“Carole, have you seen the dogwood tree outside the dining room windows?” Keith asked one morning in late August. “You really should get a picture now before it changes.”
“It’s drizzling, and the light’s not that good,” I replied.
“If you wait until conditions are perfect, you’ll miss your chance.”
I muttered to myself for a while then took out my camera and shot a few pictures including this one. No bad, I thought. And darned if Keith’s wasn’t right. That afternoon, sunlight returned but the red leaves were gone.
Last week’s post reached back with nostalgia tinted with gratitude and loss. Thoughts about the past can distract us from our enjoyment of the present and fool us into believing our future will never come. Nature tells us truth about the world. The cycle of life embraces loss as a means for renewal, like taking memories out of closets to remind us who we are and where we’ve been while making space for new, artful, more realistic and fitting suits of clothing.
In his commencement talk at Columbia University School of the Arts on May 21, 2014, New Yorker Magazine theater critic Hilton Als said, “I’ve never believed, not for one second, that art is created out of avoiding the world and it various realities.
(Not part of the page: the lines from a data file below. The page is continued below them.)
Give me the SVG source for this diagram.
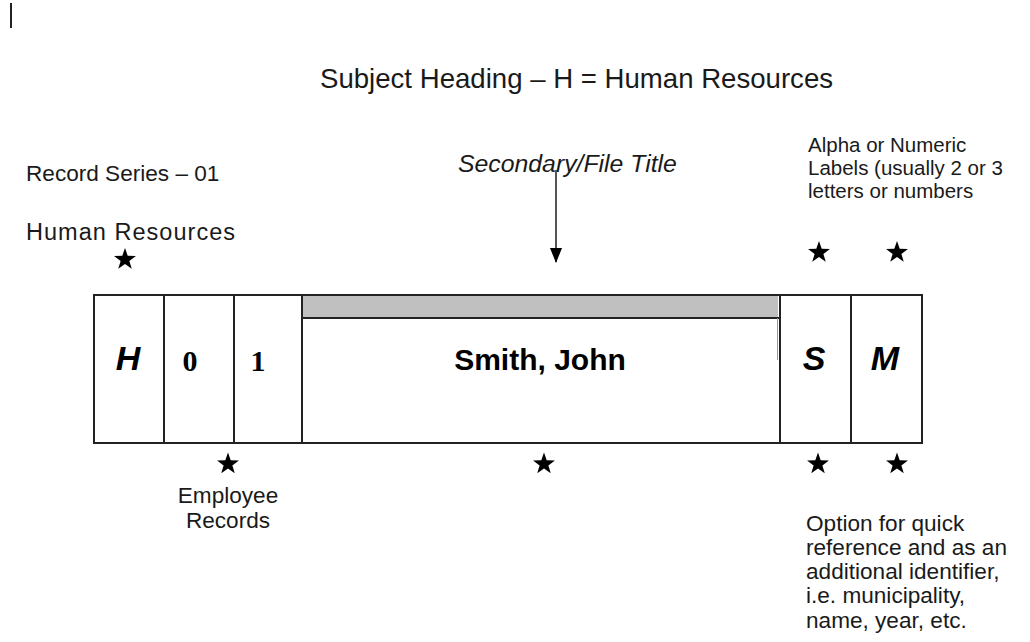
<svg xmlns="http://www.w3.org/2000/svg" width="1030" height="642" viewBox="0 0 1030 642">
<style>
text{font-family:"Liberation Sans",Arial,sans-serif;fill:#1a1a1a}
.lbl{font-size:22.6px}
.alpha{font-size:20.5px}
.cell{fill:#fff;stroke:#222;stroke-width:2}
.big{font-size:34px;font-weight:bold;font-style:italic;text-anchor:middle;fill:#000}
.dig{font-family:"Liberation Serif","Times New Roman",serif;font-size:30px;font-weight:bold;text-anchor:middle;fill:#000}
.star{fill:#000}
</style>
<defs>
<path id="star" d="M0,-11.5 L2.7,-3.72 L10.94,-3.55 L4.37,1.42 L6.76,9.3 L0,4.6 L-6.76,9.3 L-4.37,1.42 L-10.94,-3.55 L-2.7,-3.72 Z"/>
<marker id="arr" markerWidth="15" markerHeight="12" refX="14" refY="6" orient="auto" markerUnits="userSpaceOnUse" viewBox="0 0 15 12">
<path d="M0,0 L15,6 L0,12 Z" fill="#000"/>
</marker>
</defs>
<rect width="1030" height="642" fill="#fff"/>
<rect x="10" y="3" width="2" height="25" fill="#222"/>

<g id="title"><text x="320" y="88" style="font-size:27.6px">Subject Heading – H = Human Resources</text></g>
<g id="record-series"><text class="lbl" x="26" y="181">Record Series – 01</text></g>
<g id="human-resources"><text x="26" y="240" style="font-size:23.5px" textLength="209" lengthAdjust="spacing">Human Resources</text>
<use href="#star" class="star" x="125" y="259.5"/></g>
<g id="secondary-title"><text x="458" y="172" style="font-size:24.8px;font-style:italic">Secondary/File Title</text></g>
<g id="alpha-labels"><text class="alpha" x="808"><tspan x="808" y="152">Alpha or Numeric</tspan><tspan x="808" y="175">Labels (usually 2 or 3</tspan><tspan x="808" y="198">letters or numbers</tspan></text>
<use href="#star" class="star" x="819" y="252.5"/><use href="#star" class="star" x="897" y="252.5"/></g>

<g id="folder-label">
<rect class="cell" x="94" y="295" width="828" height="148"/>
<rect x="303" y="296" width="475" height="22" fill="#c0c0c0"/>
<line x1="302" y1="318" x2="779" y2="318" stroke="#222" stroke-width="2"/>
<line x1="777.5" y1="318" x2="777.5" y2="360" stroke="#999" stroke-width="1"/>
<line x1="164" y1="295" x2="164" y2="443" stroke="#222" stroke-width="2"/>
<line x1="234" y1="295" x2="234" y2="443" stroke="#222" stroke-width="2"/>
<line x1="302" y1="295" x2="302" y2="443" stroke="#222" stroke-width="2"/>
<line x1="780" y1="295" x2="780" y2="443" stroke="#222" stroke-width="2"/>
<line x1="851" y1="295" x2="851" y2="443" stroke="#222" stroke-width="2"/>
</g>
<g id="cell-h"><text class="big" x="128" y="370">H</text></g>
<g id="cell-0"><text class="dig" x="190" y="371">0</text></g>
<g id="cell-1"><text class="dig" x="258" y="371">1</text></g>
<g id="cell-name"><text x="540" y="370" style="font-size:30px;font-weight:bold;text-anchor:middle;fill:#000">Smith, John</text></g>
<g id="cell-s"><text class="big" x="814" y="370">S</text></g>
<g id="cell-m"><text class="big" x="885" y="370">M</text></g>

<g id="employee-records"><use href="#star" class="star" x="228" y="464"/>
<text class="lbl" style="text-anchor:middle"><tspan x="228" y="503">Employee</tspan><tspan x="228" y="528">Records</tspan></text></g>
<g id="name-star"><use href="#star" class="star" x="544" y="464"/></g>
<g id="option-note"><use href="#star" class="star" x="818" y="464"/><use href="#star" class="star" x="897" y="464"/>
<text class="lbl"><tspan x="806" y="531">Option for quick</tspan><tspan x="806" y="555">reference and as an</tspan><tspan x="806" y="579">additional identifier,</tspan><tspan x="806" y="603">i.e. municipality,</tspan><tspan x="806" y="628">name, year, etc.</tspan></text></g>

<g id="connectors">
<line x1="556" y1="170" x2="556" y2="262" stroke="#555" stroke-width="2" marker-end="url(#arr)"/>
</g>
</svg>
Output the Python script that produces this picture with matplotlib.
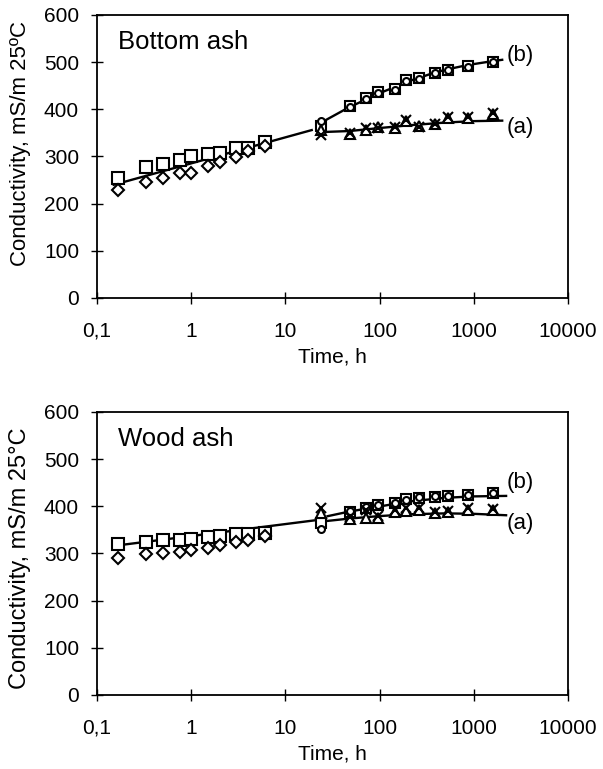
import matplotlib
matplotlib.use('Agg')
import matplotlib.pyplot as plt
import matplotlib as mpl

mpl.rcParams['font.family'] = ['Liberation Sans', 'DejaVu Sans']
mpl.rcParams['font.size'] = 15

# sampling times, h
t_early = [0.167, 0.33, 0.5, 0.75, 1, 1.5, 2, 3, 4, 6]
t_late = [24, 48, 72, 96, 144, 192, 264, 384, 528, 864, 1600]

# Bottom ash
bot_b_early = [255, 278, 284, 292, 301, 305, 307, 317, 319, 331]
bot_a_early = [229, 245, 254, 265, 266, 280, 289, 299, 312, 322]
bot_b_late1 = [365, 406, 423, 436, 443, 462, 466, 477, 484, 491, 501]
bot_b_late2 = [376, 404, 421, 435, 442, 461, 464, 476, 483, 490, 500]
bot_a_late1 = [356, 347, 357, 362, 360, 376, 365, 369, 382, 382, 390]
bot_a_late2 = [345, 350, 360, 361, 362, 378, 363, 368, 383, 383, 392]
bot_fit_early_t = [0.15, 19]
bot_fit_early = [240, 356]
bot_fit_b_t = [24, 48, 72, 96, 144, 192, 264, 384, 528, 864, 1560, 2000]
bot_fit_b = [372, 405, 421, 433, 447, 458, 467, 478, 485, 494, 502, 505]
bot_fit_a_t = [26, 48, 96, 200, 500, 1000, 2000]
bot_fit_a = [352, 354, 360, 366, 372, 375, 376]

# Wood ash
wood_b_early = [321, 324, 328, 328, 331, 335, 337, 342, 342, 344]
wood_a_early = [291, 298, 301, 303, 307, 312, 317, 324, 328, 337]
wood_b_late1 = [365, 388, 397, 402, 407, 416, 418, 420, 421, 424, 429]
wood_b_late2 = [351, 390, 398, 403, 408, 414, 419, 421, 422, 423, 428]
wood_a_late1 = [386, 372, 376, 376, 388, 390, 392, 386, 388, 393, 393]
wood_a_late2 = [397, 378, 393, 380, 392, 397, 397, 387, 390, 397, 395]
wood_fit_early_t = [0.15, 22]
wood_fit_early = [316, 371]
wood_fit_b_t = [28, 48, 96, 200, 500, 1000, 2200]
wood_fit_b = [379, 389, 399, 410, 418, 421, 422]
wood_fit_a_t = [28, 48, 96, 200, 500, 1000, 2200]
wood_fit_a = [369, 374, 379, 383, 385, 384, 381]

x_ticks = [0.1, 1, 10, 100, 1000, 10000]
x_ticklabels = ['0,1', '1', '10', '100', '1000', '10000']
y_ticks = [0, 100, 200, 300, 400, 500, 600]

mk = dict(mfc='white', mec='black', mew=1.5, ls='none')


def panel(ax, title, ylab, ylab_size, ylab_y, b_e, a_e, b_l1, b_l2, a_l1, a_l2,
          fe_t, fe, fb_t, fb, fa_t, fa, lab_b, lab_a):
    ax.plot(fe_t, fe, color='black', lw=1.7, zorder=2)
    ax.plot(fb_t, fb, color='black', lw=1.7, zorder=2)
    ax.plot(fa_t, fa, color='black', lw=1.7, zorder=2)
    ax.plot(t_early, b_e, marker='s', ms=8, zorder=3, **mk)
    ax.plot(t_early, a_e, marker='D', ms=6, zorder=3, **mk)
    ax.plot(t_late, b_l1, marker='s', ms=7, zorder=3, **mk)
    ax.plot(t_late, b_l2, marker='o', ms=5, zorder=4, **mk)
    ax.plot(t_late, a_l1, marker='^', ms=7, zorder=3, **mk)
    ax.plot(t_late, a_l2, marker='x', ms=7, zorder=4, **mk)

    ax.set_xscale('log')
    ax.set_xlim(0.1, 10000)
    ax.set_ylim(0, 600)
    ax.set_xticks(x_ticks)
    ax.set_xticklabels(x_ticklabels)
    ax.minorticks_off()
    ax.set_yticks(y_ticks)
    ax.tick_params(direction='inout', length=8, width=1)
    ax.tick_params(axis='x', pad=13)
    ax.tick_params(axis='y', pad=9)
    for s in ax.spines.values():
        s.set_linewidth(1.3)
    ax.set_xlabel('Time, h')
    ax.xaxis.set_label_coords(0.5, -0.175)
    ax.set_ylabel(ylab, fontsize=ylab_size)
    ax.yaxis.set_label_coords(-0.14, ylab_y)
    ax.text(0.045, 0.905, title, transform=ax.transAxes, fontsize=18.5,
            va='center', ha='left')
    ax.text(2250, lab_b, '(b)', va='center', ha='left', fontsize=16)
    ax.text(2250, lab_a, '(a)', va='center', ha='left', fontsize=16)


fig = plt.figure(figsize=(6.03, 7.69), dpi=100)
ax1 = fig.add_axes([0.161, 0.6125, 0.781, 0.368])
ax2 = fig.add_axes([0.161, 0.0963, 0.781, 0.368])

panel(ax1, 'Bottom ash', 'Conductivity, mS/m 25ºC', 16, 0.546,
      bot_b_early, bot_a_early, bot_b_late1, bot_b_late2,
      bot_a_late1, bot_a_late2,
      bot_fit_early_t, bot_fit_early, bot_fit_b_t, bot_fit_b,
      bot_fit_a_t, bot_fit_a, 515, 362)
panel(ax2, 'Wood ash', 'Conductivity, mS/m 25°C', 17, 0.484,
      wood_b_early, wood_a_early, wood_b_late1, wood_b_late2,
      wood_a_late1, wood_a_late2,
      wood_fit_early_t, wood_fit_early, wood_fit_b_t, wood_fit_b,
      wood_fit_a_t, wood_fit_a, 451, 364)

plt.savefig('out.png', dpi=100)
If you avoid that, you avoid life, which is your source material, you dishonor your ghosts in the sunlight…” referring to Truman Capote’s metaphor about the convergence of memory and reality.
As I gaze at the dogwood tree, a favorite perch for hummingbirds between trips to the feeder here at Vanaprastha, I wonder at the glorious colors of change. Soon the hummingbirds will be gone, as will the leaves, and other birds will feed upon the dogwood berries.
And Keith and I will have almost unobstructed views of the Rockfish Valley again this fall and many opportunities to enjoy the present time, together in the autumn of our lives.